Don't Take Things Personally. This corresponds to treating everyone with respect. Panelists agreed that they often see attorneys become personally angered or offended by the outcomes of the legal battles they wage. Remember that opposing counsel is just zealously advocating for her client, as are you. Be professional.

Put Family First. Kids will only be young once. Make every effort to attend school programs, sports events, etc.... (This advice was offered by one of the judges on the panel and she didn't offer any examples. While it is excellent advice, I tend to think this is easier said than done depending on the demands of your particular job.)

Be Open to Experiences. Both of the judges on the panel indicated that they did not set out intending to become judges. For one of them, who was in private practice, a local judge requested that they fill in as a commissioner during a temporary absence; this was her first exposure to the possibility of becoming a judge. Be open to such unexpected opportunities.

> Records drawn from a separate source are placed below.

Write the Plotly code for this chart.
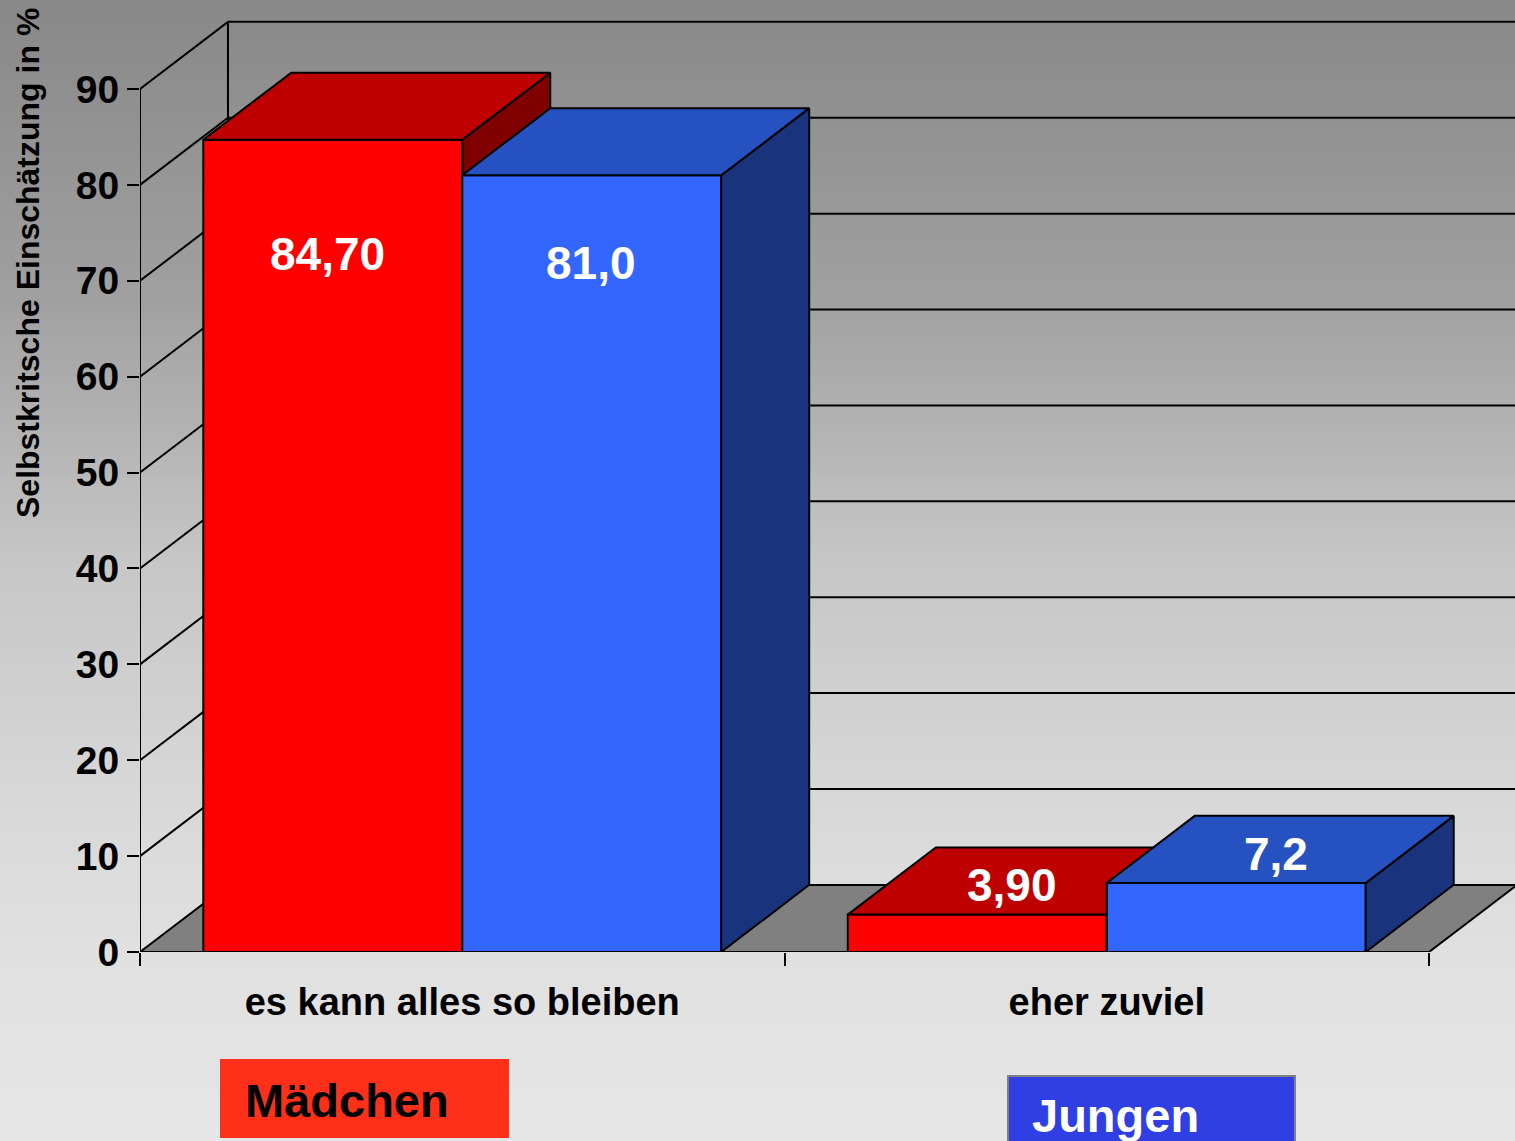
import plotly.graph_objects as go

# ---------------- data ----------------
categories = ["es kann alles so bleiben", "eher zuviel"]
series_names = ["Mädchen", "Jungen"]
maedchen_values = [84.7, 3.9]
jungen_values = [81.0, 7.2]
maedchen_labels = ["84,70", "3,90"]
jungen_labels = ["81,0", "7,2"]
y_ticks = [0, 10, 20, 30, 40, 50, 60, 70, 80, 90]
y_title = "Selbstkritsche Einschätzung in %"

# ---------------- styles / geometry ----------------
W, H = 1515, 1141
ML, MR, MT, MB = 140, 0, 0, 189
X_MAX = 2.1334          # x range (category slots of width 1)
Y_MAX = 99.28           # y range top
DX = 0.1365             # 3D depth offset in x units
DY = 7.0                # 3D depth offset in y units
GAP = 0.0982            # space before first bar in a category slot
BAR_W = 0.4018
FONT = "Liberation Sans, Arial, sans-serif"

series_styles = [
    dict(front="#FF0000", top="#BE0000", side="#800000"),
    dict(front="#3366FF", top="#2651C0", side="#1A337D"),
]
# label placement (pixel shifts from front-face centre at bar value)
label_shifts = [
    [(-5, -114), (35, 30)],
    [(-1, -88), (40, 29)],
]

fig = go.Figure()


def px_to_paper_x(p):
    return (p - ML) / (W - ML - MR)


def px_to_paper_y(p):
    return (H - MB - p) / (H - MB - MT)


# background vertical gradient (stripes)
stops = [(0, 136), (300, 160), (560, 198), (820, 217), (950, 224), (1141, 230)]


def grey_at(p):
    for (p0, c0), (p1, c1) in zip(stops[:-1], stops[1:]):
        if p0 <= p <= p1:
            return c0 + (c1 - c0) * (p - p0) / (p1 - p0)
    return stops[-1][1]


shapes = []
N = 160
step = H / N
for i in range(N):
    top = i * step
    bot = (i + 1) * step
    g = int(round(grey_at((top + bot) / 2)))
    shapes.append(dict(type="rect", xref="paper", yref="paper",
                       x0=px_to_paper_x(-2), x1=px_to_paper_x(W + 2),
                       y0=px_to_paper_y(bot + 0.6), y1=px_to_paper_y(top - 0.6),
                       fillcolor=f"rgb({g},{g},{g})", line=dict(width=0), layer="below"))

LINE = dict(color="black", width=2)

# back wall grid lines
gx, gy = [], []
for t in y_ticks[1:]:
    gx += [DX, X_MAX, None]
    gy += [t + DY, t + DY, None]
fig.add_trace(go.Scatter(x=gx, y=gy, mode="lines", line=LINE, hoverinfo="skip", showlegend=False))

# side wall diagonals
sx, sy = [], []
for t in y_ticks[1:]:
    sx += [0, DX, None]
    sy += [t, t + DY, None]
fig.add_trace(go.Scatter(x=sx, y=sy, mode="lines", line=LINE, hoverinfo="skip", showlegend=False))

# back wall left edge and front axis line
fig.add_trace(go.Scatter(x=[DX, DX, None, 0, 0], y=[DY, y_ticks[-1] + DY, None, 0, y_ticks[-1]],
                         mode="lines", line=LINE, hoverinfo="skip", showlegend=False))

# floor
n_cat = len(categories)
fig.add_trace(go.Scatter(x=[0, n_cat, n_cat + DX, DX, 0], y=[0, 0, DY, DY, 0],
                         mode="lines", fill="toself", fillcolor="#808080",
                         line=LINE, hoverinfo="skip", showlegend=False))


def poly(xs, ys, color):
    fig.add_trace(go.Scatter(x=xs + [xs[0]], y=ys + [ys[0]], mode="lines", fill="toself",
                             fillcolor=color, line=LINE, hoverinfo="skip", showlegend=False))


annotations = []
all_values = [maedchen_values, jungen_values]
all_labels = [maedchen_labels, jungen_labels]
for ci in range(n_cat):
    for si, vals in enumerate(all_values):
        v = vals[ci]
        st = series_styles[si]
        x0 = ci + GAP + si * BAR_W
        x1 = x0 + BAR_W
        # front
        poly([x0, x1, x1, x0], [0, 0, v, v], st["front"])
        # side
        poly([x1, x1 + DX, x1 + DX, x1], [0, DY, v + DY, v], st["side"])
        # top
        poly([x0, x1, x1 + DX, x0 + DX], [v, v, v + DY, v + DY], st["top"])
        sx_, sy_ = label_shifts[si][ci]
        annotations.append(dict(x=(x0 + x1) / 2, y=v, xref="x", yref="y",
                                text=all_labels[si][ci], showarrow=False,
                                xanchor="center", yanchor="middle",
                                xshift=sx_, yshift=sy_,
                                font=dict(family=FONT, size=46, color="white", weight="bold")))

# axis title
annotations.append(dict(x=px_to_paper_x(28), y=px_to_paper_y(263), xref="paper", yref="paper",
                        xanchor="center", yanchor="middle",
                        text=y_title, textangle=-90, showarrow=False,
                        font=dict(family=FONT, size=32, color="black", weight="bold")))

# legend boxes
legend_boxes = [
    dict(x0=221, x1=508, y0=1060, y1=1137, fill="#FF3019", border="#FF3019", tx=243, ty=1100, tc="black"),
    dict(x0=1008, x1=1295, y0=1076, y1=1150, fill="#2F3FE3", border="#808080", tx=1030, ty=1115, tc="white"),
]
for name, b in zip(series_names, legend_boxes):
    shapes.append(dict(type="rect", xref="paper", yref="paper",
                       x0=px_to_paper_x(b["x0"]), x1=px_to_paper_x(b["x1"]),
                       y0=px_to_paper_y(b["y1"]), y1=px_to_paper_y(b["y0"]),
                       fillcolor=b["fill"], line=dict(color=b["border"], width=2), layer="above"))
    annotations.append(dict(x=px_to_paper_x(b["tx"]), y=px_to_paper_y(b["ty"]),
                            xref="paper", yref="paper", xanchor="left", yanchor="middle",
                            text=name, showarrow=False,
                            font=dict(family=FONT, size=47, color=b["tc"], weight="bold")))

fig.update_layout(
    width=W, height=H,
    margin=dict(l=ML, r=MR, t=MT, b=MB, pad=0),
    paper_bgcolor="rgba(0,0,0,0)",
    plot_bgcolor="rgba(0,0,0,0)",
    shapes=shapes,
    annotations=annotations,
    showlegend=False,
    xaxis=dict(range=[0, X_MAX], showgrid=False, zeroline=False, showline=False,
               tickmode="array", tickvals=[i + 0.5 for i in range(n_cat)], ticktext=categories,
               ticks="", ticklabelstandoff=24,
               tickfont=dict(family=FONT, size=38, color="black", weight="bold"),
               minor=dict(tickmode="array", tickvals=list(range(n_cat + 1)), ticks="outside",
                          ticklen=13, tickwidth=2, tickcolor="black", showgrid=False),
               fixedrange=True),
    yaxis=dict(range=[0, Y_MAX], showgrid=False, zeroline=False, showline=False,
               tickmode="array", tickvals=y_ticks, ticks="outside", ticklen=12, tickwidth=2,
               tickcolor="black", ticklabelstandoff=0,
               tickfont=dict(family=FONT, size=39, color="black", weight="bold"),
               fixedrange=True),
)

fig.write_html("out.html",
               config={"displayModeBar": False},
               post_script="document.body.style.margin='0px';document.body.style.overflow='hidden';")
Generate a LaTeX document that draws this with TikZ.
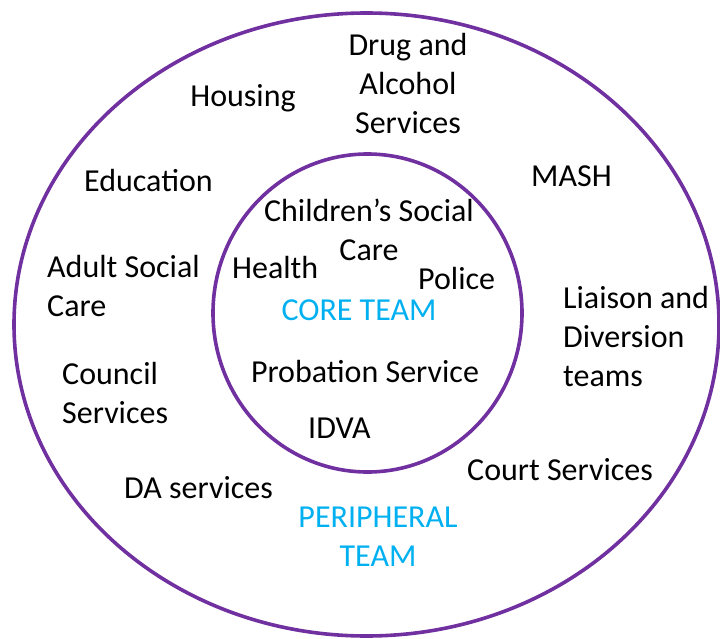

Break Out of Your Shell. Make an intentional effort to make contacts with others in the legal world. Yes, this means attend functions in the legal community and mingle. It also means call colleagues with whom you have not spoken in a while. Stay in touch with your current classmates; you will be referring clients to these future attorneys and hopefully vice versa. Get involved in your community; serve as a role model for citizens in your area.